Great books often inspire sequels. For whatever reason, it is exceedingly rare for any sequel to live up to the billing of the original. However, Art Black’s Fame and Fortune in The Show: Baseball at Rickwood Field and Beyond in the Middle 1900s is the perfect follow up to Showdown at Rickwood: Ray Caldwell, Dizzy Dean, and the Early Years of America’s Oldest Ball Park.
Once again, Black transports the reader to Birmingham’s past, this time in the mid-1930s. He expertly weaves the story of the city, the nation, and the world, against the backdrop of baseball at Rickwood Field. Walter, a character who we met as a boy in Showdown, is now a newspaper reporter, who Black assigns the job of documenting all the details. Birmingham and the nation slowly move out of the Great Depression and begin rapidly hurtling toward the Second World War. After so much glory in the late 1920s through 1931, the Barons became a second-division club in the Southern Association for the rest of the decade. Owner A.H. “Rick” Woodward installed lights at Rickwood Field in 1936, which served as a reprieve in terms of his enjoyment of the game; however, he finally sold the club to the Cincinnati Reds in 1938.
By the mid-1940s, restauranteur Gus Jebeles purchased the Barons. Before the 1947 season, Jebeles made the most important decision in his tenure as owner. He hired Eddie Glennon to serve as the Barons general manager. Glennon had grown up in Philadelphia and his father was good friends with Athletics’ owner Connie Mack. Glennon was the A’s batboy in 1909 and became Mack’s protege. Mack had helped Rick Woodward design Rickwood Field in 1910, and now Glennon created the blueprint for the franchise’s success. As the Barons GM, Glennon proved to be the energetic answer to the team’s problems and his story becomes the central narrative of Fame and Fortune. Glennon brought radio broadcasts of the games back to Birmingham’s airwaves, renovated the ballpark, and his team set an attendance record at Rickwood in 1948 as an incredible 445,926 fans attended games. The indefatigable Glennon served as GM for 15 years, twice being named minor league executive of the year, as the Barons won Southern Association pennants in 1958 and 1959, SA playoff titles in 1948, 1951, and 1958, and Dixie Series championships in 1948, 1951, and 1958.

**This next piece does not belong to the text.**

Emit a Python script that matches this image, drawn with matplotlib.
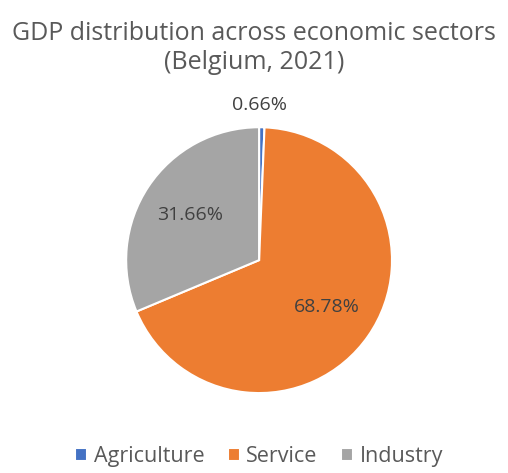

Black tells the story of Glennon’s years as GM of the Barons through the players’ eyes as he crafts thorough biographies of power hitters Walt Dropo, Gus Triandos, and Norm Zauchin, colorful journeyman hurler Bobo Newsom, the troubled Jimmy Piersall, and popular Joe Grzenda. The big-hearted Glennon finally left Birmingham after the Southern Association collapsed in 1961. Rickwood sat empty for two years. However, the Barons were soon reborn as a new member of the integrated Southern League in 1964, and Black retells the exciting pennant race that season at the end of the book. For his part, Eddie Glennon worked as a sales manager for the Atlanta Braves before dying suddenly in 1968 at the age of 67.

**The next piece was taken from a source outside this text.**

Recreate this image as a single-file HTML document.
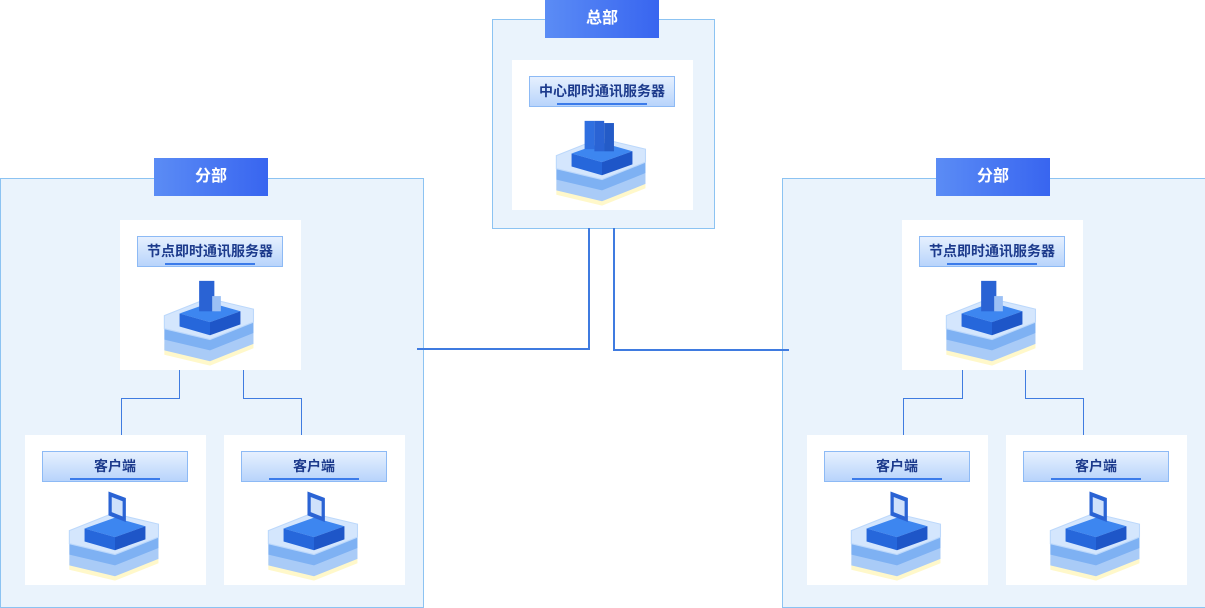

Black also recalls the glory of the Birmingham Black Barons, who dominated the Negro American League during the 1940s winning pennants in 1943, 1944, and 1948. Unfortunately, the Black Barons lost to the Homestead Grays in the Negro League World Series in each of those seasons. However, Black’s tireless research uncovers interesting new information about Piper Davis, Artie Wilson, and Willie Mays, as well as legendary Satchel Paige, who played for the Black Barons in the late 1920s.
Fame and Fortune is a triple play. The book is wonderfully researched, well-written, and Black is an excellent storyteller. Hopefully, Black is planning to make the series into a trilogy.